The end of a marriage is always a difficult event to face. It involves high emotion and puts every piece of shared property in question. But the greatest victims of the process are often children, who have no say in the proceedings and may not understand what is happening.
The word "conservator" highlights the rights and responsibilities of a parent under Texas law, instead of "custodian," so custody is called "conservatorship." The types of conservatorship are joint managing conservatorship and sole managing conservatorship.
Parents share rights and duties under joint conservatorship, although specifics may be put in the control or responsibility of one parent if the judge believes it best for the child.
Joint conservatorship may be complicated because visitation rights among other details must be shared equally. A standard possession order is a separate related judgment that sets the specifics of this arrangement.
Sole conservatorship grants all rights and duties to one parent. This often includes deciding the child's residence, consenting to health care, requiring child support and making decisions about school activities.
Sole conservatorship is more often granted when one parent has been demonstrated to be violent, dangerous, abusive or derelict in responsibilities. An extreme difference between parents on the child's upbringing may also result in a sole conservatorship.

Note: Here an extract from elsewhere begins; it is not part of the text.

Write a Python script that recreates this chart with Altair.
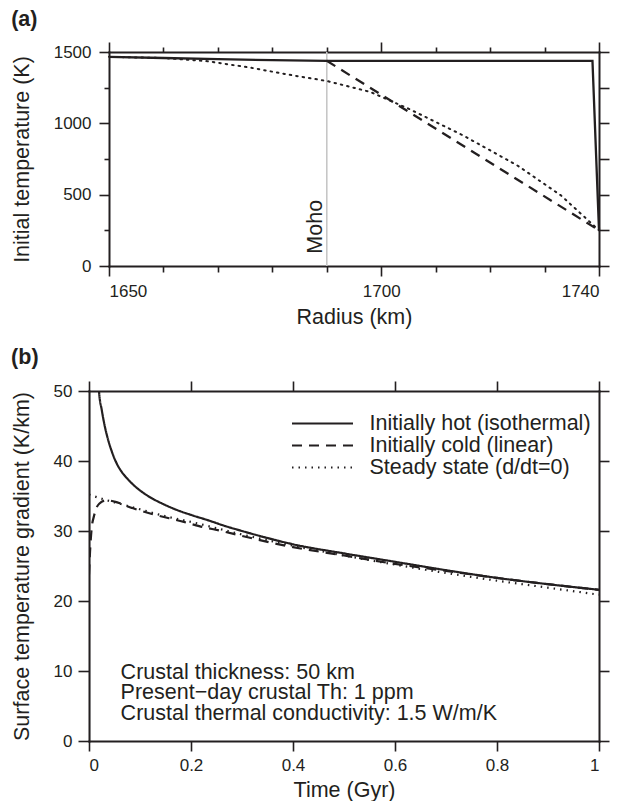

A family law judge will prescribe a conservatorship plan while the parents go through the divorce process. The judge's main concern is the welfare of the child or children.
Child support is most often paid by the parent not responsible for the child's residence. However, child support laws in Texas can be complex. An experienced lawyer with knowledge of family law and parental rights can help parents determine their best actions for their children during a divorce.